Stuffing her hat on her head, Isobel stalked from the house, through town, and onto the plain boiling with rage. She said to herself, “I am not going to live with a man who gives a lazy servant preference over his wife.” She walked for hours, enraged, not caring where she went. She finally returned home, but the situation remained tense although John told Isobel she could dismiss the servant. When the local church leaders visiting wanting to know why the cook had been fired, John wouldn’t back Isobel. And he didn’t hire anyone else, sending all the domestic duties on her.
Other issues soon arose. For a long time the marriage was painful and stressed. But John and Isobel were committed to the Master. They were committed to personal spiritual maturity and to working and maintaining the relationship, however difficult it seemed. Furthermore, Isobel admitted that she had nowhere to go. She often walked out on John, but in that remote region on the Chinese-Thai border, there was nowhere for her to go. The two finally built a satisfying, fulfilling marriage.

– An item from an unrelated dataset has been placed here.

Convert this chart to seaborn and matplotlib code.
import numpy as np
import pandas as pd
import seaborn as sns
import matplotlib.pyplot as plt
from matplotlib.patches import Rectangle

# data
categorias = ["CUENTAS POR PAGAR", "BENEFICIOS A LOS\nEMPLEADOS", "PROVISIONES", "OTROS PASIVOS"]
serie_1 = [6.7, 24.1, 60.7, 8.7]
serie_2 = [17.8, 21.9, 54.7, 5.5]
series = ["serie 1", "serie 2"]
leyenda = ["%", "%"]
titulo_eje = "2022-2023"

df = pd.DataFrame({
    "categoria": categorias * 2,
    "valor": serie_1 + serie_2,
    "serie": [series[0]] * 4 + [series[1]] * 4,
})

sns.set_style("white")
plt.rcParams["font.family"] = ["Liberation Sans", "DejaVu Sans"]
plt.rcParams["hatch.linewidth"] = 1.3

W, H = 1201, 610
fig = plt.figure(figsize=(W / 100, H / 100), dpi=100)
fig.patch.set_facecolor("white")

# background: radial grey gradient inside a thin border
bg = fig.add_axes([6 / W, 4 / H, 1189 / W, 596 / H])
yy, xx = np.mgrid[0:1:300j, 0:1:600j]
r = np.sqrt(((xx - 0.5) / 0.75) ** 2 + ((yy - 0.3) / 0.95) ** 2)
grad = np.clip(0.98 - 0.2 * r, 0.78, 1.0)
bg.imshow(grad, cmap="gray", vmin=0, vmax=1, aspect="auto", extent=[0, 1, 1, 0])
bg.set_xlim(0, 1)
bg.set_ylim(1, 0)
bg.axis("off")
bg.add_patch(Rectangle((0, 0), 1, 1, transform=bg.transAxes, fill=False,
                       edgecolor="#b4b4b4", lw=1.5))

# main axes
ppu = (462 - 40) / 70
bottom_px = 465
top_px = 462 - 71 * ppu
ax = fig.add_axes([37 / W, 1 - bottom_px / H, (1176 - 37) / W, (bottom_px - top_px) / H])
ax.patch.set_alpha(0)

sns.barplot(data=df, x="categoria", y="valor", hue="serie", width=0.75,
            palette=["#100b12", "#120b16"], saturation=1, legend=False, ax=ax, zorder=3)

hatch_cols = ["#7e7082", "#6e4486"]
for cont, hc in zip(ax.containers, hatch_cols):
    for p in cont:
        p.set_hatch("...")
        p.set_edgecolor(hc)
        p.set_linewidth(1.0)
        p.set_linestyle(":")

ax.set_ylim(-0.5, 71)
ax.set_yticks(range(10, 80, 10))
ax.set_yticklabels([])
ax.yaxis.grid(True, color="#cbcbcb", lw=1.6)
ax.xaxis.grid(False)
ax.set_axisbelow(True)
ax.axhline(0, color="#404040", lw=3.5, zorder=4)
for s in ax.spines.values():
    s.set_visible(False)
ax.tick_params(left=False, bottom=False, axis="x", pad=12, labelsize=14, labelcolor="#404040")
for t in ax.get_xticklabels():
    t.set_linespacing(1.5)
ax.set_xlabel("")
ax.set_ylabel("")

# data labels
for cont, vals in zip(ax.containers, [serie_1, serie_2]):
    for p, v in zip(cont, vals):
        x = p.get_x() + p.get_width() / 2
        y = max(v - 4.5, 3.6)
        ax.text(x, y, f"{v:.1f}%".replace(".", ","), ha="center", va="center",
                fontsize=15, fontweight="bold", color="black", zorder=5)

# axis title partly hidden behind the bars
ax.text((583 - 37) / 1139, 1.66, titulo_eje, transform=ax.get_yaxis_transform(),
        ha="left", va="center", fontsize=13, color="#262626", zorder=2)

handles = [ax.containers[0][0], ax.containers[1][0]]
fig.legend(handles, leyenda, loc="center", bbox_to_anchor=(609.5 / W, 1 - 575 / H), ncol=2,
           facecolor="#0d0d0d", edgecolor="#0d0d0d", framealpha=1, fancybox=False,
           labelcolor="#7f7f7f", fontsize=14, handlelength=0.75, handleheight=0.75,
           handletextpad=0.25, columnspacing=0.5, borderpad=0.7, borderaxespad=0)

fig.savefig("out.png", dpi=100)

Near the end of her life, Isobel wrote these words: I feel many modern marriages are wrecked on just sharp shoals as this. A human weakness is pointed out. The correction is resented. Argument grows bitter. Young people are not ready to forgive, not willing to endure. Divorce is too quickly seized upon as the way out. [But] to pray God to awaken the other person, to be patient until he does so—this is God’s way out. And it molds the two opposite natures into one invincible whole.